=== PROBLEM STATEMENT ===
Omit the pictures and return every entry exactly as written.

=== MATERIALS PROVIDED ===
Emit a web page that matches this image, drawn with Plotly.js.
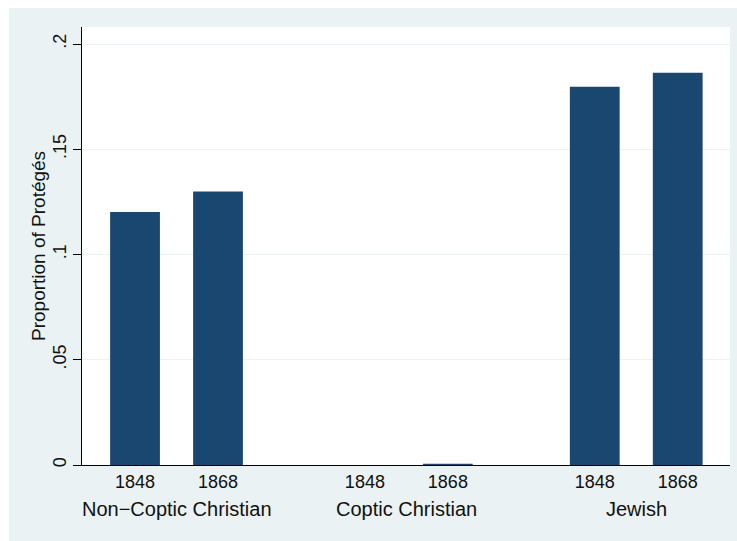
<!DOCTYPE html>
<html>
<head>
<meta charset="utf-8">
<script src="https://cdn.plot.ly/plotly-3.0.1.min.js"></script>
<style>
html,body{margin:0;padding:0;background:#eaf2f3;overflow:hidden;}
#topband{position:absolute;left:0;top:0;width:100%;height:8px;background:#ffffff;}
#leftband{position:absolute;left:0;top:0;width:9px;height:100%;background:#ffffff;}
#chart{position:absolute;left:9px;top:8px;width:728px;height:533px;}
</style>
</head>
<body>
<div id="topband"></div>
<div id="leftband"></div>
<div id="chart"></div>
<script>
// Data
const groups = ["Non\u2212Coptic Christian", "Coptic Christian", "Jewish"];
const years = ["1848", "1868"];
const proportions = [
  [0.1202, 0.1300],   // Non-Coptic Christian
  [0.0000, 0.0006],   // Coptic Christian
  [0.1797, 0.1864]    // Jewish
];
const yTickVals = [0, 0.05, 0.1, 0.15, 0.2];
const yTickText = ["0", ".05", ".1", ".15", ".2"];

// Positions on the numeric category axis
const groupGap = 2.77;
const xs = [], ys = [], tv = [], tt = [];
groups.forEach((g, gi) => {
  years.forEach((yr, yi) => {
    const x = gi * groupGap + yi;
    xs.push(x); ys.push(proportions[gi][yi]);
    tv.push(x); tt.push(yr);
  });
});

const font = "Liberation Sans, Arial, Helvetica, sans-serif";
const trace = {
  type: "bar",
  x: xs, y: ys,
  width: 0.6,
  marker: {color: "#1a476f", line: {width: 0}},
  hoverinfo: "skip"
};

const annotations = groups.map((g, gi) => ({
  text: g, xref: "x", yref: "paper",
  x: gi * groupGap + 0.5, y: 0, yshift: -31,
  xanchor: "center", yanchor: "top", showarrow: false,
  font: {family: font, size: 20, color: "#111111"}
}));
annotations.push({
  text: "Proportion of Protégés", xref: "paper", yref: "paper",
  x: 0, y: 0.5, xshift: -44, xanchor: "center", yanchor: "middle",
  textangle: -90, showarrow: false,
  font: {family: font, size: 19, color: "#111111"}
});

const layout = {
  width: 728, height: 533,
  margin: {l: 73, r: 7, t: 19, b: 76, pad: 0},
  paper_bgcolor: "#eaf2f3",
  plot_bgcolor: "#ffffff",
  showlegend: false,
  font: {family: font, size: 16, color: "#111111"},
  xaxis: {
    range: [-0.639, 2 * groupGap + 1 + 0.63],
    tickmode: "array", tickvals: tv, ticktext: tt,
    ticks: "", showgrid: false, zeroline: false,
    showline: true, linecolor: "#000000", linewidth: 1,
    tickfont: {family: font, size: 18, color: "#111111"},
    fixedrange: true
  },
  yaxis: {
    range: [0, 0.2081],
    tickmode: "array", tickvals: yTickVals, ticktext: yTickText,
    tickangle: -90,
    ticks: "outside", ticklen: 8, tickcolor: "#000000", tickwidth: 1,
    showgrid: true, gridcolor: "#eaf2f3", gridwidth: 1,
    zeroline: false,
    showline: true, linecolor: "#000000", linewidth: 1,
    tickfont: {family: font, size: 18, color: "#111111"},
    fixedrange: true
  },
  annotations: annotations
};

Plotly.newPlot("chart", [trace], layout, {staticPlot: true, displayModeBar: false});
</script>
</body>
</html>
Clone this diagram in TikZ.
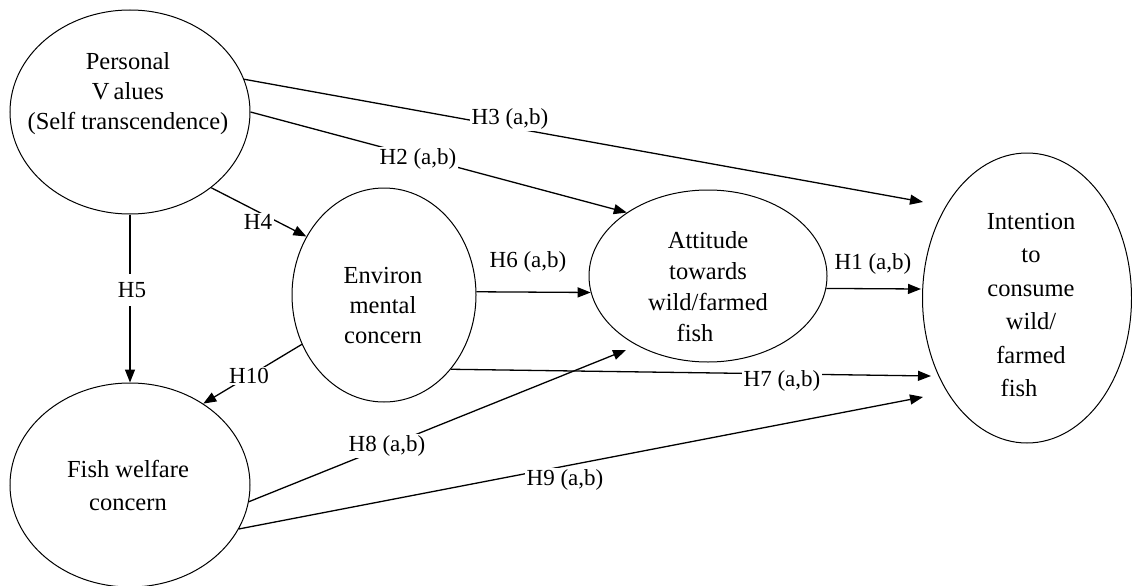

=== REPLY ===
Emit a web page that matches this image, drawn with Plotly.js.
<!DOCTYPE html>
<html>
<head>
<meta charset="utf-8">
<script src="https://cdn.plot.ly/plotly-3.0.1.min.js"></script>
<style>
html,body{margin:0;padding:0;background:#eaf2f3;overflow:hidden;}
#topband{position:absolute;left:0;top:0;width:100%;height:8px;background:#ffffff;}
#leftband{position:absolute;left:0;top:0;width:9px;height:100%;background:#ffffff;}
#chart{position:absolute;left:9px;top:8px;width:728px;height:533px;}
</style>
</head>
<body>
<div id="topband"></div>
<div id="leftband"></div>
<div id="chart"></div>
<script>
// Data
const groups = ["Non\u2212Coptic Christian", "Coptic Christian", "Jewish"];
const years = ["1848", "1868"];
const proportions = [
  [0.1202, 0.1300],   // Non-Coptic Christian
  [0.0000, 0.0006],   // Coptic Christian
  [0.1797, 0.1864]    // Jewish
];
const yTickVals = [0, 0.05, 0.1, 0.15, 0.2];
const yTickText = ["0", ".05", ".1", ".15", ".2"];

// Positions on the numeric category axis
const groupGap = 2.77;
const xs = [], ys = [], tv = [], tt = [];
groups.forEach((g, gi) => {
  years.forEach((yr, yi) => {
    const x = gi * groupGap + yi;
    xs.push(x); ys.push(proportions[gi][yi]);
    tv.push(x); tt.push(yr);
  });
});

const font = "Liberation Sans, Arial, Helvetica, sans-serif";
const trace = {
  type: "bar",
  x: xs, y: ys,
  width: 0.6,
  marker: {color: "#1a476f", line: {width: 0}},
  hoverinfo: "skip"
};

const annotations = groups.map((g, gi) => ({
  text: g, xref: "x", yref: "paper",
  x: gi * groupGap + 0.5, y: 0, yshift: -31,
  xanchor: "center", yanchor: "top", showarrow: false,
  font: {family: font, size: 20, color: "#111111"}
}));
annotations.push({
  text: "Proportion of Protégés", xref: "paper", yref: "paper",
  x: 0, y: 0.5, xshift: -44, xanchor: "center", yanchor: "middle",
  textangle: -90, showarrow: false,
  font: {family: font, size: 19, color: "#111111"}
});

const layout = {
  width: 728, height: 533,
  margin: {l: 73, r: 7, t: 19, b: 76, pad: 0},
  paper_bgcolor: "#eaf2f3",
  plot_bgcolor: "#ffffff",
  showlegend: false,
  font: {family: font, size: 16, color: "#111111"},
  xaxis: {
    range: [-0.639, 2 * groupGap + 1 + 0.63],
    tickmode: "array", tickvals: tv, ticktext: tt,
    ticks: "", showgrid: false, zeroline: false,
    showline: true, linecolor: "#000000", linewidth: 1,
    tickfont: {family: font, size: 18, color: "#111111"},
    fixedrange: true
  },
  yaxis: {
    range: [0, 0.2081],
    tickmode: "array", tickvals: yTickVals, ticktext: yTickText,
    tickangle: -90,
    ticks: "outside", ticklen: 8, tickcolor: "#000000", tickwidth: 1,
    showgrid: true, gridcolor: "#eaf2f3", gridwidth: 1,
    zeroline: false,
    showline: true, linecolor: "#000000", linewidth: 1,
    tickfont: {family: font, size: 18, color: "#111111"},
    fixedrange: true
  },
  annotations: annotations
};

Plotly.newPlot("chart", [trace], layout, {staticPlot: true, displayModeBar: false});
</script>
</body>
</html>
Clone this diagram in TikZ.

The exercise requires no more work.